The process of making tape is fairly uniform. All adhesive tape has four components [source: ACS].
- Backing -- The backing is what faces out after you apply the tape, and it doesn't stick to your fingers. Materials vary by application, but mixtures based on plastics, paper or cloth are typical.
- Primer -- An adhesive primer is applied to the backing to help the adhesive stick evenly and securely to the backing material once applied.
- Adhesive -- A thin layer of adhesive is sprayed onto the primed backing material.
- Release coating -- The adhesive is covered by a coat of anti-cohesion material (often polyvinyl carbamate) to keep it from sticking to itself when rolled up.
The layers are applied in large sheets, which are finally rolled up and cut into the 1-, 2- or 3-inch-wide rolls of tape you buy at the store.
The final coating -- the release -- emphasizes an interesting distinction in the world of stickiness: adhesion versus cohesion.
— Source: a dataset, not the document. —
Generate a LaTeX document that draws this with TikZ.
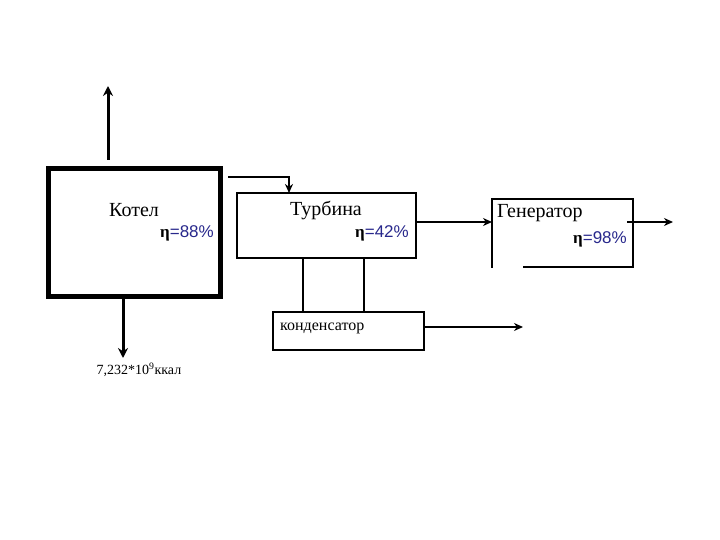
\documentclass[tikz,border=0pt]{standalone}
\usepackage{fontspec}
\setmainfont{Liberation Serif}
\newfontfamily\arialf{Liberation Sans}
\usetikzlibrary{arrows.meta}
\definecolor{effblue}{RGB}{40,40,140}
\tikzset{
  boxA/.style={draw, line width=5pt, inner sep=0pt, outer sep=0pt, anchor=north west},
  boxB/.style={draw, line width=2pt, inner sep=0pt, outer sep=0pt, anchor=north west},
  ghost/.style={inner sep=0pt, outer sep=0pt, anchor=north west},
  thickarr/.style={line width=3pt, -{Stealth[length=10pt,width=10pt]}},
  thinarr/.style={line width=2pt, -{Stealth[length=9pt,width=8pt]}},
  conn/.style={line width=2pt},
  bigtxt/.style={font=\fontsize{20}{23}\selectfont, inner sep=0pt},
  efftxt/.style={inner sep=0pt, font=\fontsize{17}{20}\selectfont},
  smalltxt/.style={inner sep=0pt, font=\fontsize{14}{16}\selectfont},
  condtxt/.style={inner sep=0pt, font=\fontsize{16}{18}\selectfont}
}
\newcommand{\efff}[1]{{\bfseries η}{\arialf\color{effblue}=#1}}
\begin{document}
\begin{tikzpicture}[x=1pt,y=-1pt]
\useasboundingbox[fill=white] (0,0) rectangle (720,540);
% boxes
\node[boxA, minimum width=172pt, minimum height=127pt] (kotel) at (48,169) {};
\node[boxB, minimum width=179pt, minimum height=65pt] (turb) at (237,193) {};
\node[ghost, minimum width=141pt, minimum height=68pt] (gen) at (492,199) {};
\node[boxB, minimum width=151pt, minimum height=38pt] (cond) at (273,312) {};
\draw[conn] ([xshift=31pt]gen.south west) -- (gen.south east) -- (gen.north east) -- (gen.north west) -- ([yshift=-1pt]gen.south west);
% labels
\node[bigtxt] (kotelL) at (134,210) {Котел};
\node[efftxt, anchor=east] (kotelE) at (214,233) {\efff{88\%}};
\node[bigtxt] (turbL) at (326,210) {Турбина};
\node[efftxt, anchor=east] (turbE) at (409,233) {\efff{42\%}};
\node[bigtxt, anchor=west] (genL) at (497,213) {Генератор};
\node[efftxt, anchor=east] (genE) at (627,239) {\efff{98\%}};
\node[condtxt, anchor=west] (condL) at (280,328) {конденсатор};
\node[smalltxt] (heat) at (139,370) {7,232*10\textsuperscript{9}ккал};
% connectors
\coordinate (kup) at (108,86);
\draw[thickarr] ([yshift=9pt]kotel.north -| kup) -- (kup);
\coordinate (kdown) at (123,358);
\draw[thickarr] (kotel.south -| kdown) -- (kdown);
\coordinate (kt) at (228,177);
\draw[thinarr] (kt) -| ([xshift=-37.5pt]turb.north);
\coordinate (tg) at ([yshift=3.5pt]turb.east);
\draw[thinarr] (tg) -- (tg -| gen.west);
\coordinate (gs) at ([xshift=-6pt,yshift=11pt]gen.east);
\coordinate (gout) at (673,222);
\draw[thinarr] (gs) -- (gout);
\coordinate (c1) at ([xshift=30pt]cond.north west);
\coordinate (c2) at ([xshift=91pt]cond.north west);
\draw[conn] (c1) -- (c1 |- turb.south);
\draw[conn] (c2) -- (c2 |- turb.south);
\coordinate (cs) at ([yshift=4pt]cond.east);
\coordinate (cout) at (523,327);
\draw[thinarr] (cs) -- (cout);
\end{tikzpicture}
\end{document}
In adhesion, one type of molecule is sticking to another type of molecule; in cohesion, one type of molecule is sticking to itself. Tape uses both [source: Scientific American]. The molecules of the adhesive stick to the molecules of the substrate, or adhere, but they also stick to each other, or cohere. If this weren't the case, the adhesive substance wouldn't hold together. The release coating prevents cohesion at the surface of the tape so it can be unrolled easily.
And so, what began as masking tape and some very happy auto painters is now an industry unto itself. Adhesive tapes have wrapped the metal skeletons of blimps to prevent corrosion. They've insulated at least one lunar lander and helped Apollo 11 astronauts carry out some on-the-moon repairs to their lunar module's fender [sources: ACS, NASA]. They hold rearview mirrors onto cars and keep millions of scrapbookers from tearing their hair out when their placement is a millimeter off [source: 3M].
Pressure-sensitive adhesives even give us Post-It notes. It's not running water. But it's close.